Este grupo não precisou da meia noite para fazer a festa. Terminaram o jantar mas não arredaram pé, continuaram a beber, entoavam gritos de guerra, cantavam numa euforia transvasada mas sem ofender os demais clientes.
Findo o jantar regressei novamente á avenida da Marginal, cerca das vinte e duas horas. Não havia muita gente na rua, nos bares e esplanadas sim alguma, no entanto a língua predominante dos que deambulavam era Inglês ou se quiserem Africanse.
Sul-Africanos sobretudo mas não faltavam Rodesianos e aqui e ali pequenos grupos oriundos de outros países Africanos. Eu próprio tive que por á prova o meu fraco inglês com uma família de Lilongwe, capital do Malawi que deu bem para entender que vinham juntar o útil ao agradável. Festejar o ano Novo, conhecer a capital de Moçambique e desfrutar das belas praias existentes na zona. Realço a frase daquele que me parecia ser o patriarca dessa família,”Linda Cidade aqui construíram os Portugueses” “Não creio que fosse para ma agradar!

Estava quase em frente a um cinema, não me recordo do nome. Aproximei – me e dei uma espreitadela pelos cartazes expostos, confesso, não me atraíram e como tal o cinema não era alternativa para uma noite destas.

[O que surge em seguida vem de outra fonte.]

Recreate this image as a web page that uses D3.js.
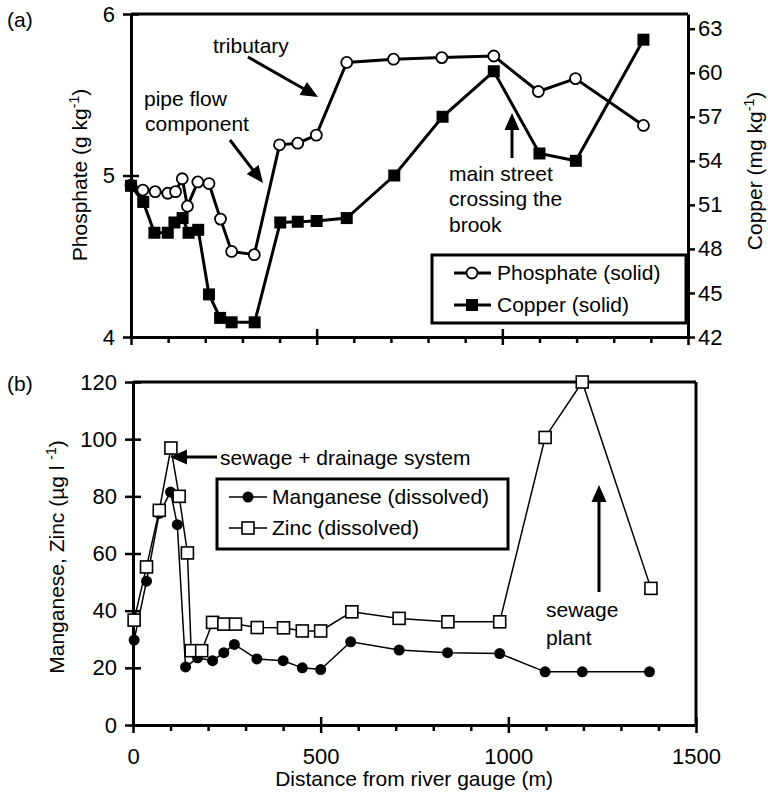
<!DOCTYPE html>
<html>
<head>
<meta charset="utf-8">
<script src="https://cdn.jsdelivr.net/npm/d3@7"></script>
<style>
body { margin: 0; background: #fff; }
text { font-family: "Liberation Sans", Arial, sans-serif; fill: #000; }
</style>
</head>
<body>
<div id="chart"></div>
<script>
// ---- panel (a) data: distance (m) and values
var phosDist = [0, 32, 65, 99, 120, 138, 152, 180, 210, 241, 271, 332, 400, 449, 499, 581, 707, 837, 977, 1097, 1197, 1380]
var phosVal  = [4.94, 4.91, 4.90, 4.89, 4.90, 4.98, 4.81, 4.96, 4.95, 4.73, 4.53, 4.51, 5.19, 5.20, 5.25, 5.70, 5.72, 5.73, 5.74, 5.52, 5.60, 5.31]
var cuDist   = [0, 33, 63, 99, 117, 139, 155, 181, 210, 240, 271, 333, 402, 449, 500, 581, 709, 839, 977, 1100, 1198, 1380]
var cuVal    = [52.3, 51.2, 49.1, 49.1, 49.8, 50.1, 49.1, 49.3, 44.9, 43.3, 43.0, 43.0, 49.8, 49.85, 49.9, 50.1, 53.0, 57.0, 60.1, 54.5, 54.0, 62.25]

// ---- panel (b) data
var mnDist = [3, 36, 70, 100, 118, 140, 172, 212, 242, 270, 330, 400, 451, 500, 580, 709, 838, 977, 1098, 1197, 1376]
var mnVal  = [29.7, 50.3, 74, 81.5, 70.1, 20.3, 23.5, 22.5, 25.3, 28.2, 23.1, 22.5, 20.0, 19.4, 29.1, 26.2, 25.3, 25.0, 18.6, 18.6, 18.6]
var znDist = [3, 36, 70, 101, 123, 145, 155, 183, 212, 242, 273, 331, 401, 451, 500, 583, 709, 839, 977, 1098, 1197, 1380]
var znVal  = [36.7, 55.3, 75.1, 96.9, 80.0, 60.2, 26, 26, 35.9, 35.3, 35.3, 34.1, 34.0, 32.9, 32.9, 39.6, 37.3, 36.1, 36.1, 100.6, 120, 47.8]

// ---- ticks
var phosTicks = [4, 5, 6]
var cuTicks = [42, 45, 48, 51, 54, 57, 60, 63]
var mzTicks = [0, 20, 40, 60, 80, 100, 120]
var distTicks = d3.range(0, 1501, 100)

var font = '"Liberation Sans", Arial, sans-serif'
var fs = 21
var tickFs = 22

var svg = d3.select("#chart")
    .append("svg")
        .attr("width", 768)
        .attr("height", 793)

// scales
var xTop = d3.scaleLinear().domain([0, 1500]).range([131, 688])
var yPhos = d3.scaleLinear().domain([4, 6]).range([337, 14])
var yCu = d3.scaleLinear().domain([42, 64]).range([337, 14])

var xBot = d3.scaleLinear().domain([0, 1500]).range([133, 696])
var yMZ = d3.scaleLinear().domain([0, 120]).range([725, 382])

function styleAxis(g){
    g.attr("font-size", tickFs).attr("font-family", font)
    g.select(".domain").attr("stroke-width", 3)
    g.selectAll(".tick line").attr("stroke-width", 2.5)
}

// ========== panel (a) ==========
var panelA = svg.append("g")

// frame top line
panelA.append("line")
    .attr("x1", xTop(0)).attr("x2", xTop(1500))
    .attr("y1", yPhos(6)).attr("y2", yPhos(6))
    .attr("stroke", "#000").attr("stroke-width", 3)

var topX = panelA.append("g")
    .attr("transform", "translate(0," + yPhos(4) + ")")
    .call(d3.axisBottom(xTop).tickValues(distTicks).tickFormat("").tickSize(6).tickSizeOuter(0))
styleAxis(topX)
topX.selectAll(".tick line").attr("y1", d => d % 500 == 0 ? -8 : 0).attr("y2", d => d % 500 == 0 ? 8 : 6)

var topY = panelA.append("g")
    .attr("transform", "translate(" + xTop(0) + ",0)")
    .call(d3.axisLeft(yPhos).tickValues(phosTicks).tickFormat(d3.format("d"))
        .tickSize(8).tickPadding(8).tickSizeOuter(0))
styleAxis(topY)
topY.selectAll(".tick line").attr("x1", 8)

var topY2 = panelA.append("g")
    .attr("transform", "translate(" + xTop(1500) + ",0)")
    .call(d3.axisRight(yCu).tickValues(cuTicks).tickSize(7).tickPadding(3).tickSizeOuter(0))
styleAxis(topY2)

var phosData = d3.zip(phosDist, phosVal)
var cuData = d3.zip(cuDist, cuVal)

panelA.append("path")
    .datum(phosData)
    .attr("fill", "none").attr("stroke", "#000").attr("stroke-width", 3)
    .attr("d", d3.line().x(d => xTop(d[0])).y(d => yPhos(d[1])))

panelA.selectAll(".phos")
    .data(phosData)
    .enter().append("circle")
        .attr("class", "phos")
        .attr("cx", d => xTop(d[0])).attr("cy", d => yPhos(d[1]))
        .attr("r", 5.5)
        .attr("fill", "#fff").attr("stroke", "#000").attr("stroke-width", 1.8)

panelA.append("path")
    .datum(cuData)
    .attr("fill", "none").attr("stroke", "#000").attr("stroke-width", 3)
    .attr("d", d3.line().x(d => xTop(d[0])).y(d => yCu(d[1])))

var sq = 12
panelA.selectAll(".cu")
    .data(cuData)
    .enter().append("rect")
        .attr("class", "cu")
        .attr("x", d => xTop(d[0]) - sq/2).attr("y", d => yCu(d[1]) - sq/2)
        .attr("width", sq).attr("height", sq)
        .attr("fill", "#000")

// legend (a)
var legA = panelA.append("g")
legA.append("rect")
    .attr("x", 432).attr("y", 255).attr("width", 254).attr("height", 68)
    .attr("fill", "#fff").attr("stroke", "#000").attr("stroke-width", 3)
legA.append("line").attr("x1", 454).attr("x2", 491).attr("y1", 273).attr("y2", 273)
    .attr("stroke", "#000").attr("stroke-width", 3)
legA.append("circle").attr("cx", 472).attr("cy", 273).attr("r", 5.5)
    .attr("fill", "#fff").attr("stroke", "#000").attr("stroke-width", 1.8)
legA.append("text").attr("x", 497).attr("y", 273).attr("dy", "0.35em")
    .attr("font-size", fs).text("Phosphate (solid)")
legA.append("line").attr("x1", 454).attr("x2", 491).attr("y1", 305).attr("y2", 305)
    .attr("stroke", "#000").attr("stroke-width", 3)
legA.append("rect").attr("x", 472 - sq/2).attr("y", 305 - sq/2).attr("width", sq).attr("height", sq)
    .attr("fill", "#000")
legA.append("text").attr("x", 497).attr("y", 305).attr("dy", "0.35em")
    .attr("font-size", fs).text("Copper (solid)")

// ========== panel (b) ==========
var panelB = svg.append("g")

panelB.append("line")
    .attr("x1", xBot(0)).attr("x2", xBot(1500))
    .attr("y1", yMZ(120)).attr("y2", yMZ(120))
    .attr("stroke", "#000").attr("stroke-width", 3)
panelB.append("line")
    .attr("x1", xBot(1500)).attr("x2", xBot(1500))
    .attr("y1", yMZ(120)).attr("y2", yMZ(0))
    .attr("stroke", "#000").attr("stroke-width", 3)

var botX = panelB.append("g")
    .attr("transform", "translate(0," + yMZ(0) + ")")
    .call(d3.axisBottom(xBot).tickValues(distTicks)
        .tickFormat(d => d % 500 == 0 ? d : "")
        .tickSize(6).tickPadding(17).tickSizeOuter(0))
styleAxis(botX)
botX.selectAll(".tick line").attr("y1", d => d % 500 == 0 ? -8 : 0).attr("y2", d => d % 500 == 0 ? 8 : 6)

var botY = panelB.append("g")
    .attr("transform", "translate(" + xBot(0) + ",0)")
    .call(d3.axisLeft(yMZ).tickValues(mzTicks).tickSize(8).tickPadding(8).tickSizeOuter(0))
styleAxis(botY)
botY.selectAll(".tick line").attr("x1", 8)

var mnData = d3.zip(mnDist, mnVal)
var znData = d3.zip(znDist, znVal)

panelB.append("path")
    .datum(mnData)
    .attr("fill", "none").attr("stroke", "#000").attr("stroke-width", 1.5)
    .attr("d", d3.line().x(d => xBot(d[0])).y(d => yMZ(d[1])))

panelB.selectAll(".mn")
    .data(mnData)
    .enter().append("circle")
        .attr("class", "mn")
        .attr("cx", d => xBot(d[0])).attr("cy", d => yMZ(d[1]))
        .attr("r", 5.5)
        .attr("fill", "#000")

panelB.append("path")
    .datum(znData)
    .attr("fill", "none").attr("stroke", "#000").attr("stroke-width", 1.5)
    .attr("d", d3.line().x(d => xBot(d[0])).y(d => yMZ(d[1])))

panelB.selectAll(".zn")
    .data(znData)
    .enter().append("rect")
        .attr("class", "zn")
        .attr("x", d => xBot(d[0]) - 6).attr("y", d => yMZ(d[1]) - 6)
        .attr("width", 12).attr("height", 12)
        .attr("fill", "#fff").attr("stroke", "#000").attr("stroke-width", 1.6)

// legend (b)
var legB = panelB.append("g")
legB.append("rect")
    .attr("x", 217).attr("y", 479).attr("width", 291).attr("height", 70)
    .attr("fill", "#fff").attr("stroke", "#000").attr("stroke-width", 3)
legB.append("line").attr("x1", 229).attr("x2", 267).attr("y1", 497).attr("y2", 497)
    .attr("stroke", "#000").attr("stroke-width", 1.5)
legB.append("circle").attr("cx", 248).attr("cy", 497).attr("r", 5.5).attr("fill", "#000")
legB.append("text").attr("x", 272).attr("y", 497).attr("dy", "0.35em")
    .attr("font-size", fs).text("Manganese (dissolved)")
legB.append("line").attr("x1", 229).attr("x2", 267).attr("y1", 528).attr("y2", 528)
    .attr("stroke", "#000").attr("stroke-width", 1.5)
legB.append("rect").attr("x", 242).attr("y", 522).attr("width", 12).attr("height", 12)
    .attr("fill", "#fff").attr("stroke", "#000").attr("stroke-width", 1.6)
legB.append("text").attr("x", 272).attr("y", 528).attr("dy", "0.35em")
    .attr("font-size", fs).text("Zinc (dissolved)")

// ========== labels & annotations ==========
function label(x, y, s, anchor){
    svg.append("text").attr("x", x).attr("y", y)
        .attr("font-size", fs).attr("text-anchor", anchor || "start").text(s)
}

function arrow(x1, y1, x2, y2, w, hl, hw){
    var dx = x2 - x1, dy = y2 - y1
    var len = Math.sqrt(dx*dx + dy*dy)
    var ux = dx/len, uy = dy/len
    var bx = x2 - ux*hl, by = y2 - uy*hl
    svg.append("line")
        .attr("x1", x1).attr("y1", y1).attr("x2", bx + ux).attr("y2", by + uy)
        .attr("stroke", "#000").attr("stroke-width", w)
    svg.append("polygon")
        .attr("points", [[x2, y2], [bx - uy*hw/2, by + ux*hw/2], [bx + uy*hw/2, by - ux*hw/2]].join(" "))
        .attr("fill", "#000")
}

label(7, 27, "(a)")
label(7, 391, "(b)")

label(213, 53, "tributary")
arrow(248, 57, 318, 97, 3, 17, 15)

label(144, 106, "pipe flow")
label(145, 131, "component")
arrow(230, 140, 263, 183, 3, 17, 15)

label(449, 181, "main street")
label(449, 206, "crossing the")
label(449, 232, "brook")
arrow(512, 158, 512, 113, 3, 17, 15)

label(220, 465, "sewage + drainage system")
arrow(217, 457, 170, 457, 3, 17, 15)

label(546, 617, "sewage")
label(546, 645, "plant")
arrow(599, 592, 599, 485, 3, 17, 15)

// axis titles
var t1 = svg.append("text")
    .attr("transform", "translate(87,175) rotate(-90)")
    .attr("text-anchor", "middle").attr("font-size", fs)
t1.append("tspan").text("Phosphate (g kg")
t1.append("tspan").attr("dy", -8).attr("font-size", 14).text("-1")
t1.append("tspan").attr("dy", 8).text(")")

var t2 = svg.append("text")
    .attr("transform", "translate(762,171) rotate(-90)")
    .attr("text-anchor", "middle").attr("font-size", fs)
t2.append("tspan").text("Copper (mg kg")
t2.append("tspan").attr("dy", -8).attr("font-size", 14).text("-1")
t2.append("tspan").attr("dy", 8).text(")")

var t3 = svg.append("text")
    .attr("transform", "translate(64,557) rotate(-90)")
    .attr("text-anchor", "middle").attr("font-size", fs)
t3.append("tspan").text("Manganese, Zinc (µg l ")
t3.append("tspan").attr("dy", -8).attr("font-size", 14).text("-1")
t3.append("tspan").attr("dy", 8).text(")")

label(414, 786, "Distance from river gauge (m)", "middle")
</script>
</body>
</html>
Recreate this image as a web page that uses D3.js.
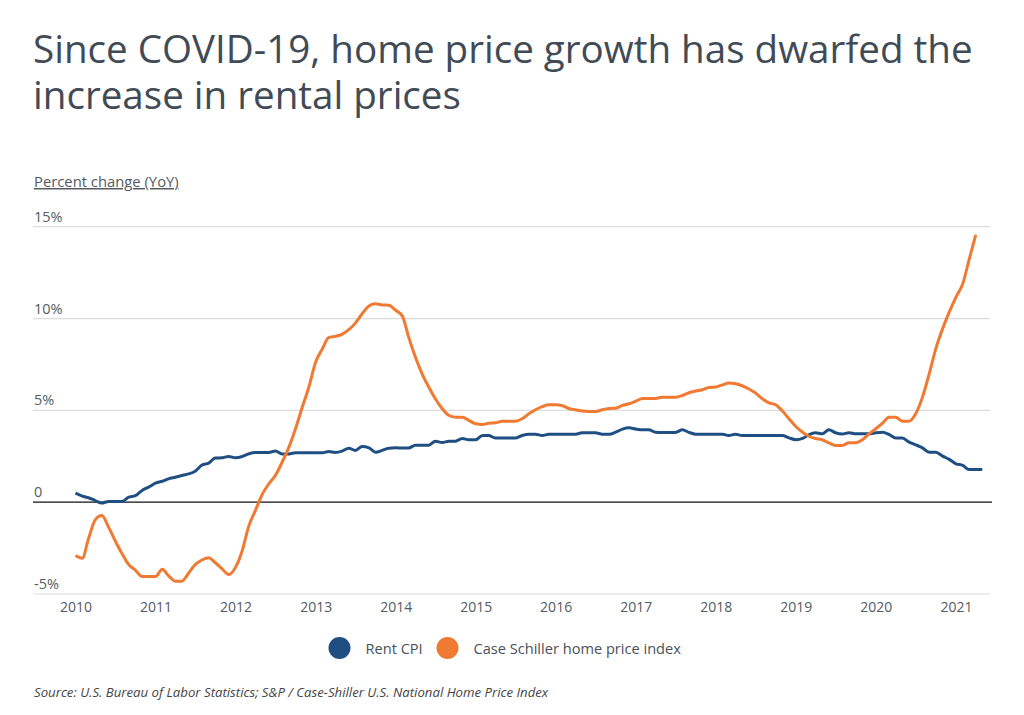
<!DOCTYPE html>
<html>
<head>
<meta charset="utf-8">
<script src="https://cdn.jsdelivr.net/npm/d3@7"></script>
<style>
  html, body { margin: 0; padding: 0; background: #fff; }
  #wrap { position: relative; width: 1024px; height: 715px; }
  svg { display: block; font-family: "Open Sans", sans-serif; }
  #title { position: absolute; left: 33px; top: 25px; margin: 0;
           font-family: "Open Sans", sans-serif; font-weight: 400;
           font-size: 38.6px; line-height: 46px; color: #414b56; white-space: nowrap; }
</style>
</head>
<body>
<div id="wrap">
<svg id="chart" width="1024" height="715"></svg>
<div id="title"></div>
</div>
<script>
const titleLines = ["Since COVID-19, home price growth has dwarfed the", "increase in rental prices"];
const yAxisTitle = "Percent change (YoY)";
const sourceText = "Source:  U.S. Bureau of Labor Statistics; S&P / Case-Shiller U.S. National Home Price Index";
const seriesNames = ["Rent CPI", "Case Schiller home price index"];
const seriesColors = ["#1f4f82", "#f07a32"];
const yTicks = [-5, 0, 5, 10, 15];
const yTickLabels = ["-5%", "0", "5%", "10%", "15%"];
const xTickYears = [2010, 2011, 2012, 2013, 2014, 2015, 2016, 2017, 2018, 2019, 2020, 2021];
const startYear = 2010, startMonth = 0;

// Rent CPI, monthly YoY %, Jan 2010 - May 2021
const rentCPI = [
  0.49, 0.33, 0.24, 0.09, -0.05, 0.04, 0.04, 0.04, 0.27, 0.36, 0.64, 0.82,
  1.04, 1.14, 1.27, 1.36, 1.45, 1.54, 1.69, 2.02, 2.13, 2.40, 2.42, 2.49,
  2.42, 2.49, 2.63, 2.71, 2.71, 2.71, 2.78, 2.63, 2.63, 2.69, 2.69, 2.69,
  2.69, 2.69, 2.76, 2.71, 2.78, 2.94, 2.82, 3.03, 2.96, 2.72, 2.82, 2.94,
  2.96, 2.95, 2.95, 3.10, 3.10, 3.10, 3.32, 3.25, 3.32, 3.32, 3.47, 3.40,
  3.40, 3.63, 3.63, 3.49, 3.49, 3.49, 3.49, 3.63, 3.70, 3.70, 3.63, 3.70,
  3.70, 3.70, 3.70, 3.70, 3.78, 3.78, 3.78, 3.70, 3.70, 3.81, 3.98, 4.05,
  3.98, 3.94, 3.94, 3.81, 3.80, 3.80, 3.80, 3.94, 3.80, 3.70, 3.70, 3.70,
  3.70, 3.70, 3.63, 3.70, 3.63, 3.63, 3.63, 3.63, 3.63, 3.63, 3.63, 3.50,
  3.40, 3.47, 3.67, 3.78, 3.72, 3.94, 3.78, 3.71, 3.78, 3.72, 3.72, 3.72,
  3.78, 3.81, 3.69, 3.49, 3.49, 3.27, 3.12, 2.96, 2.72, 2.72, 2.51, 2.33,
  2.09, 2.00, 1.78, 1.78, 1.78
];

// Case-Shiller national home price index, monthly YoY %, Jan 2010 - Apr 2021
const caseShiller = [
  -2.90, -3.05, -2.00, -0.96, -0.73, -1.36, -2.10, -2.80, -3.40, -3.70, -4.05, -4.05,
  -4.05, -3.65, -4.00, -4.30, -4.30, -3.87, -3.40, -3.15, -3.03, -3.30, -3.63, -3.94,
  -3.55, -2.63, -1.33, -0.45, 0.40, 1.00, 1.45, 2.18, 3.00, 4.00, 5.18, 6.27,
  7.63, 8.36, 8.96, 9.03, 9.14, 9.39, 9.75, 10.26, 10.68, 10.80, 10.74, 10.72,
  10.45, 10.12, 9.00, 7.90, 7.00, 6.27, 5.63, 5.10, 4.72, 4.63, 4.63, 4.45,
  4.27, 4.23, 4.30, 4.32, 4.40, 4.41, 4.41, 4.54, 4.81, 5.03, 5.20, 5.30,
  5.30, 5.25, 5.10, 5.03, 4.96, 4.94, 4.94, 5.03, 5.10, 5.12, 5.27, 5.36,
  5.50, 5.65, 5.65, 5.65, 5.72, 5.72, 5.72, 5.81, 5.96, 6.05, 6.12, 6.25,
  6.27, 6.39, 6.49, 6.45, 6.34, 6.16, 5.94, 5.63, 5.41, 5.30, 4.96, 4.54,
  4.12, 3.81, 3.59, 3.47, 3.40, 3.23, 3.09, 3.09, 3.23, 3.23, 3.40, 3.72,
  4.00, 4.30, 4.63, 4.63, 4.41, 4.41, 4.81, 5.72, 7.00, 8.36, 9.45, 10.35,
  11.17, 11.90, 13.17, 14.55
];

const svg = d3.select("#chart");
const axisColor = "#555b61";

// Title (HTML block, two lines, 46px line height)
d3.select("#title").selectAll("div").data(titleLines).join("div").text(d => d);

// Axis title (underlined)
svg.append("text")
  .attr("x", 34).attr("y", 187)
  .attr("font-size", 14.8).attr("fill", axisColor)
  .attr("text-decoration", "underline")
  .text(yAxisTitle);

const x = d3.scaleTime()
  .domain([new Date(2010, 0, 1), new Date(2021, 0, 1)])
  .range([75.5, 956]);
const y = d3.scaleLinear().domain([-5, 15]).range([594, 226.7]);

// Gridlines
svg.append("g").selectAll("line").data(yTicks.filter(d => d !== 0)).join("line")
  .attr("x1", 33).attr("x2", 990)
  .attr("y1", d => y(d)).attr("y2", d => y(d))
  .attr("stroke", "#dcdcdc").attr("stroke-width", 1.2);

// Y tick labels
svg.append("g").selectAll("text").data(yTicks).join("text")
  .attr("x", 34).attr("y", d => y(d) - 5)
  .attr("font-size", 14.5).attr("fill", axisColor)
  .text(d => yTickLabels[yTicks.indexOf(d)]);

// X axis labels
const xAxis = d3.axisBottom(x)
  .tickValues(xTickYears.map(yr => new Date(yr, 0, 1)))
  .tickFormat(d3.timeFormat("%Y"))
  .tickSize(0).tickPadding(0);
const gx = svg.append("g").attr("transform", `translate(0, 600)`).call(xAxis);
gx.select(".domain").remove();
gx.selectAll("text").attr("font-size", 14).attr("fill", axisColor)
  .attr("font-family", "Open Sans, sans-serif").attr("dy", "0.85em");

const toDate = i => new Date(startYear, startMonth + i, 1);
const line = d3.line().x((d, i) => x(toDate(i))).y(d => y(d)).curve(d3.curveMonotoneX);

// Zero line
svg.append("line")
  .attr("x1", 33).attr("x2", 992)
  .attr("y1", y(0)).attr("y2", y(0))
  .attr("stroke", "#111").attr("stroke-width", 1.2);

svg.append("path").datum(rentCPI)
  .attr("d", line).attr("fill", "none")
  .attr("stroke", seriesColors[0]).attr("stroke-width", 3)
  .attr("stroke-linejoin", "round");

svg.append("path").datum(caseShiller)
  .attr("d", line).attr("fill", "none")
  .attr("stroke", seriesColors[1]).attr("stroke-width", 3)
  .attr("stroke-linejoin", "round");

// Legend
const legendItems = [
  { name: seriesNames[0], color: seriesColors[0], cx: 339.5 },
  { name: seriesNames[1], color: seriesColors[1], cx: 447.5 }
];
const lg = svg.append("g");
legendItems.forEach(it => {
  lg.append("circle").attr("cx", it.cx).attr("cy", 648).attr("r", 11).attr("fill", it.color);
  lg.append("text").attr("x", it.cx + 26).attr("y", 654)
    .attr("font-size", 14.6).attr("fill", "#4a5158").text(it.name);
});

// Source
svg.append("text")
  .attr("x", 34).attr("y", 697)
  .attr("font-size", 13.2).attr("font-style", "italic").attr("fill", "#444")
  .text(sourceText);
</script>
</body>
</html>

Um pouco fatigado sinceramente apetecia sentar-me e beber um copo! Olhei para a minha volta e reparei que estava junto ao Café Djambu. Entrei e sentei-me logo numa das primeiras mesas. Bem uniformizado veio o empregado, pedi uma cerveja que bem rápido foi servida acompanhada de um pratinho de castanha de caju com picante.
Mais fresco e aliviado peguei numa revista que estava na mesa vazia do lado. Ao fundo da sala um grupo de jovens, rapazes e raparigas num diálogo por certo bem interessante pois de quando em vez todos riam com uma vontade de incrível.
Algumas pessoas olhavam o relógio e começaram a sair do café. A aproximação á meia noite levava-os para junta da família certamente. O grupo mantinha-se e das risadas passaram a algumas cantorias num misto afro -europeu.

O empregado de bandeja na mão veio há minha mesa e fiquei com a ideia que pretendia o pagamento. Antes de ele pedir já eu tinha o dinheiro na mão. Perguntei, quanto devo se faz favor ?
Não é isso senhor, aquelas meninas……,não compreendo? O empregado afastou-se, olhando para o grupo. Momentos depois passou pela dita mesa , retirou algumas garrafas e chávenas que colocou em cima do balcão e veio novamente ter comigo sendo desta vez um pouco mais objectivo.
Senhor, aquelas meninas mandam perguntar se está sozinho? Sim, porquê? Convidam - no para se juntar a eles e tomar uma bebida que hoje não é dia de estar sozinho!
Inicialmente fiquei um pouco apreensivo mas não hesitei e fui ter com o grupo. Dei as boas horas, apresentei – me, cumprimentei no plural e fui sentar-me na cadeira que um deles retirou da mesa do lado.
Não demorou muito tempo a sentir-me perfeitamente descontraído. Deixei que tomassem a iniciativa das perguntas e realmente não foram parcos a fazê-las. Fui respondendo com algum cuidado pois sabia de antemão que histórias de militares como a minha já todos conheciam sobejamente. Gente simpática! Pediram inclusive para os tratar por tu, no fundo não havia diferenças de idade a assinalar e se as houvesse era a mesma coisa dizia uma das moças.
Facilmente compreendi o porquê de tamanhas risadas! Contavam histórias sobre um personagem criado em volta de uma “Alicínha”, muito parecidas com as que aqui se contam do menino Carlinhos, no feminino, claro.
Olharam para o relógio, pediram a conta, as garrafas de Champanhe guardadas no frio do Bar uns copos de plástico e aí vai todo o pessoal para a rua. Ao longe ouviu-se uma Cirene e iniciam-se os festejos, foguetes, bombas de carnaval, enfim uma barulheira infernal que em poucos minutos se transformou num mar de gente na baixa da cidade.
Fomos para os carros. Fiquei de boca aberta pelo que acabava de ver! Todos os carros tinham atados na traseira uma molhada de latos de toda a espécie inclusive alguns de grandes dimensões cuja intenção era fazer o mais barulho possível. Uma cena nova, curiosa e que realmente fazia mesmo barulho mesmo a pouca velocidade.
Uma boa parte da cidade foi durante a noite percorrida. Aqui e ali uma pausa para mais uma bebida que por acaso já não fazia falta nenhuma.
Depois do cansaço a Praia. O sol nascera sem dar conta, tombados na areia, dormia – se.!!

Obrigado amigos e amigas Moçambicanos!!!